Wednesday, March 01, 2006

Preachers in Wonderland: We're Preaching to the Choir!

Earlier this week a couple of missional minded colleagues and I met with a few folks who are more apologetically inclined in order to seek understanding over our differing ministry philosophies and methodologies. Over the course of the meeting our apologetic brethren shared their appreciation for even the more aggressive and confrontational forms of preaching by evangelicals at LDS General Conference, and at the Manti Miracle Pageant. Unfortunately, there was no awareness of the complexities of effective communication as it relates to theology or missiology. How often we forget that what makes perfect sense to us in fact makes no sense to others. When I heard these well meaning brethren share their passion for such forms of monological proclamation at LDS I heard a loud voice in my head shouting, "You're preaching to the choir, gentlemen!"

My friend and colleague Philip Johnson sent me an interesting collection of quotes recently that are directly related to this problem found not only in evangelical attempts to communicate to Latter-day Saints, but in other cultural contexts as well, sometimes even within our churches. The quotes come from Christian Faith and Practice in the Modern World: Theology From an Evangelical Point of View (Grand Rapids: Eerdmans, 1988), Mark Noll and David Wells (eds). The quotes speak for themselves for those who have ears to hear:

"In much of the Post-Reformation period, and until relatively recently, the task of the evangelical theologian was easily defined. Theologians were to study the biblical text, crystallize doctrines from its pages, explore their relationships, sharpen their cutting edges, proclaim their truth, and confound those who disagreed or disbelieved. This set of activities was predicated on the assumption that biblical doctrine once explained was not only readily comprehensible to reasonable people, but also self-evident in its aplication to daily life. These assumptions, however, are now in ruins. The theological task no longer can be limited simply to the reception, refinement, repristination, and promulgation of the received orthodoxy; it must now concern itself with understanding what that faith means in a world whose cognitive horizons are so vastly different from the biblical and whose life poses questions the
biblical authors did not foresee nor answer directly. (p 11)

"In the West, evangelical theology must now function cross-culturally. Theologians, by circumstance if not by desire, are missionaries; there is no longer a home base to which they can retreat. For four centuries they had enjoyed such a home base in the broad Christian assumptions on which Western culture was predicated and by which it had been nourished. In the presence of those assumptions, even where they suffered cultural dilution, biblical doctrine had made ready sense. Moreover, the work of theologians had been accorded cultural legitimacy even by those who neither understood theology nor trusted its conclusions. Today, however, those assumptions have not merely been diluted; they have dissipated. Without them, biblical doctrine has lost its cultural coordinates and the professional guardians of that doctrine have been deprived of their legitimacy. They have become disinherited strangers in their own world, wanderers whose message strikes no chords and creates no resonance in a naturalistic, technological age. They are cognitive hermits. (p 12)

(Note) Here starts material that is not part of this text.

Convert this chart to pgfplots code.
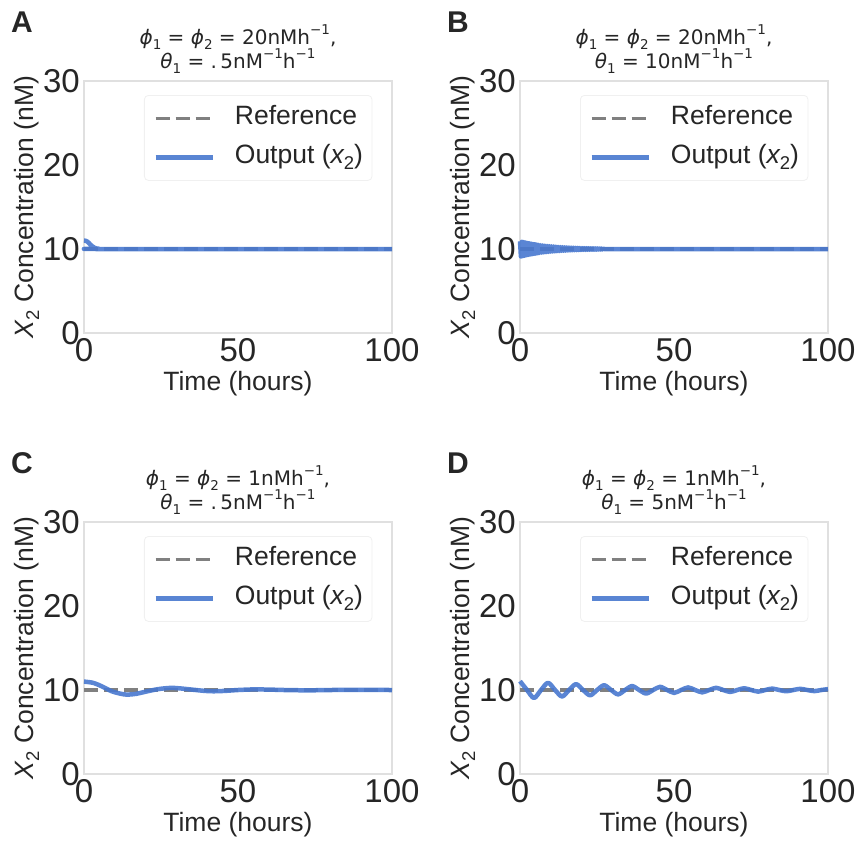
\documentclass[border=0pt]{standalone}
\usepackage{fontspec}
\setmainfont{Liberation Sans}
\newfontfamily\djv{DejaVu Sans}
\usepackage{pgfplots}
\pgfplotsset{compat=1.18}

\definecolor{txt}{HTML}{262626}
\definecolor{myblue}{HTML}{4878CF}
\definecolor{refgray}{HTML}{808080}

\newcommand{\tsub}[1]{\raisebox{-0.22em}{\fontsize{13.5bp}{13.5bp}\selectfont #1}}
\newcommand{\tsup}[1]{\raisebox{0.5em}{\fontsize{13.5bp}{13.5bp}\selectfont #1}}
\newcommand{\lsub}[1]{\raisebox{-0.22em}{\fontsize{18.5bp}{18.5bp}\selectfont #1}}
\newcommand{\phiit}{{\itshape ϕ}}
\newcommand{\thit}{{\itshape θ}}

\tikzset{letter/.style={anchor=base west, font=\bfseries\fontsize{30bp}{30bp}\selectfont, text=txt, inner sep=0pt}}

\pgfplotsset{
  panel/.style={
    width=308bp, height=252bp, scale only axis,
    anchor=south west, clip=false,
    xmin=0, xmax=100, ymin=0, ymax=30,
    xtick={0,50,100}, ytick={0,10,20,30},
    axis line style={draw=black!12, line width=1.2bp},
    major tick length=0pt,
    tick label style={font=\fontsize{33bp}{33bp}\selectfont, text=txt},
    /pgf/number format/assume math mode=true,
    xticklabel style={anchor=north, inner sep=0pt, yshift=-5bp},
    yticklabel style={anchor=east, inner sep=0pt, xshift=-4bp},
    xlabel={Time (hours)},
    ylabel={{\itshape X}\lsub{2} Concentration (nM)},
    label style={font=\fontsize{26.5bp}{26.5bp}\selectfont, text=txt},
    xlabel style={at={(axis description cs:0.5,-0.230)}, anchor=base},
    ylabel style={at={(axis description cs:-0.165,0.5)}, anchor=base},
    legend image code/.code={\draw[##1] (0bp,0bp) -- (57bp,0bp);},
    legend style={at={(axis description cs:0.1948,0.9444)}, anchor=north west,
      draw=black!6, fill=white, rounded corners=4bp, line width=0.8bp,
      font=\fontsize{26.5bp}{26.5bp}\selectfont, text=txt,
      inner xsep=9bp, inner ysep=10.5bp, row sep=14bp, column sep=20bp,
      nodes={inner sep=0pt, text height=19bp, text depth=6bp}},
    legend cell align=left,
  },
  refline/.style={refgray, line width=3.5bp, dash pattern=on 14bp off 6bp},
  outline/.style={myblue, line width=4.5bp, opacity=0.9, line join=round},
}

\newcommand{\paneltitle}[2]{%
  \node[anchor=base, font=\djv\fontsize{20bp}{20bp}\selectfont, text=txt]
    at (axis description cs:0.5,1.143) {#1};
  \node[anchor=base, font=\djv\fontsize{20bp}{20bp}\selectfont, text=txt]
    at (axis description cs:0.5,1.048) {#2};}

\begin{document}
\begin{tikzpicture}
\path[use as bounding box] (0bp,0bp) rectangle (860bp,-845bp);

\node[letter] at (11bp,-32bp) {A};
\node[letter] at (447bp,-32bp) {B};
\node[letter] at (11bp,-473bp) {C};
\node[letter] at (447bp,-473bp) {D};

% A
\begin{axis}[panel, at={(84bp,-333bp)}]
\addplot[refline] coordinates {(0,10) (100,10)};
\addlegendentry{Reference}
\addplot[outline, smooth] coordinates {
(0,11.0) (0.5,10.98) (1,10.9) (1.5,10.75) (2,10.55) (2.5,10.38) (3,10.24)
(3.5,10.14) (4,10.07) (5,10.02) (6,10.0) (100,10.0)};
\addlegendentry{Output ({\itshape x}\lsub{2})}
\paneltitle{\phiit\tsub{1} = \phiit\tsub{2} = 20nMh\tsup{−1},}{\thit\tsub{1} = .\,5nM\tsup{−1}h\tsup{−1}}
\end{axis}

% B
\begin{axis}[panel, at={(520bp,-333bp)}]
\addplot[refline] coordinates {(0,10) (100,10)};
\addlegendentry{Reference}
\addplot[outline] coordinates {
(0,10.92) (0.3,9.11) (0.6,10.86) (0.9,9.16) (1.2,10.81) (1.5,9.21) (1.8,10.76) (2.1,9.26)
(2.4,10.71) (2.7,9.31) (3.0,10.67) (3.3,9.35) (3.6,10.63) (3.9,9.39) (4.2,10.59) (4.5,9.43)
(4.8,10.56) (5.1,9.46) (5.4,10.52) (5.7,9.50) (6.0,10.49) (6.3,9.53) (6.6,10.46) (6.9,9.56)
(7.2,10.43) (7.5,9.58) (7.8,10.41) (8.1,9.61) (8.4,10.38) (8.7,9.63) (9.0,10.36) (9.3,9.65)
(9.6,10.34) (9.9,9.68) (10.2,10.32) (10.5,9.70) (10.8,10.30) (11.1,9.71) (11.4,10.28) (11.7,9.73)
(12.0,10.26) (12.3,9.75) (12.6,10.24) (12.9,9.76) (13.2,10.23) (13.5,9.78) (13.8,10.22) (14.1,9.79)
(14.4,10.20) (14.7,9.80) (15.0,10.19) (15.3,9.82) (15.6,10.18) (15.9,9.83) (16.2,10.17) (16.5,9.84)
(16.8,10.16) (17.1,9.85) (17.4,10.15) (17.7,9.86) (18.0,10.14) (18.3,9.87) (18.6,10.13) (18.9,9.87)
(19.2,10.12) (19.5,9.88) (19.8,10.115) (20.1,9.89) (20.4,10.11) (20.7,9.90) (21.0,10.10) (21.3,9.90)
(21.6,10.095) (21.9,9.91) (22.2,10.09) (22.5,9.91) (22.8,10.084) (23.1,9.92) (23.4,10.08) (23.7,9.92)
(24.0,10.074) (24.3,9.93) (24.6,10.07) (24.9,9.93) (25.2,10.065) (25.5,9.94) (25.8,10.06) (26.1,9.94)
(26.4,10.057) (26.7,9.945) (27.0,10.054) (27.3,10.0) (100,10.0)};
\addlegendentry{Output ({\itshape x}\lsub{2})}
\paneltitle{\phiit\tsub{1} = \phiit\tsub{2} = 20nMh\tsup{−1},}{\thit\tsub{1} = 10nM\tsup{−1}h\tsup{−1}}
\end{axis}

% C
\begin{axis}[panel, at={(84bp,-774bp)}]
\addplot[refline] coordinates {(0,10) (100,10)};
\addlegendentry{Reference}
\addplot[outline, smooth] coordinates {
(0,11.0) (3,10.85) (6,10.4) (9,9.85) (12,9.55) (14,9.45) (17,9.55) (20,9.8)
(24,10.1) (28,10.25) (31,10.2) (35,10.05) (39,9.9) (42,9.85) (46,9.9) (50,10.0)
(55,10.07) (60,10.05) (65,10.0) (70,9.97) (75,9.97) (80,10.0) (90,10.01) (100,10.0)};
\addlegendentry{Output ({\itshape x}\lsub{2})}
\paneltitle{\phiit\tsub{1} = \phiit\tsub{2} = 1nMh\tsup{−1},}{\thit\tsub{1} = .\,5nM\tsup{−1}h\tsup{−1}}
\end{axis}

% D
\begin{axis}[panel, at={(520bp,-774bp)}]
\addplot[refline] coordinates {(0,10) (100,10)};
\addlegendentry{Reference}
\addplot[outline, smooth] coordinates {
(0,11.05) (2.28,10) (4.55,9.05) (6.83,10) (9.10,10.86) (11.38,10) (13.65,9.23) (15.93,10)
(18.20,10.70) (20.48,10) (22.75,9.37) (25.03,10) (27.30,10.57) (29.58,10) (31.85,9.48) (34.13,10)
(36.40,10.47) (38.68,10) (40.95,9.58) (43.23,10) (45.50,10.38) (47.78,10) (50.05,9.66) (52.33,10)
(54.60,10.31) (56.88,10) (59.15,9.72) (61.43,10) (63.70,10.26) (65.98,10) (68.25,9.77) (70.53,10)
(72.80,10.21) (75.08,10) (77.35,9.81) (79.63,10) (81.90,10.17) (84.18,10) (86.45,9.85) (88.73,10)
(91.00,10.14) (93.28,10) (95.55,9.87) (97.83,10) (100,10.11)};
\addlegendentry{Output ({\itshape x}\lsub{2})}
\paneltitle{\phiit\tsub{1} = \phiit\tsub{2} = 1nMh\tsup{−1},}{\thit\tsub{1} = 5nM\tsup{−1}h\tsup{−1}}
\end{axis}
\end{tikzpicture}
\end{document}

"Theologians who work in isolation from these developments are surely living in Alice's Wonderland." (p 12).

"As a matter of fact, there can be no forceful, meaningful evangelical theology that does not seek to communicate between the in-group, the church, and the out-group, the world. This communication, moreover, requires that the world be understood with sensitivity and clarity so that the church states the meaning of faith in terms germane to the world. This necessity calls evangelicals to hard and sympathetic attention to this world and conditions them to accept help from all who advance comprehension of its inner workings. A Christian theology that uses only the resources from the in-group is a paltry thing, both because it talks mostly with itself and because it is deprived of the insights of the out-group." (pp 12-13).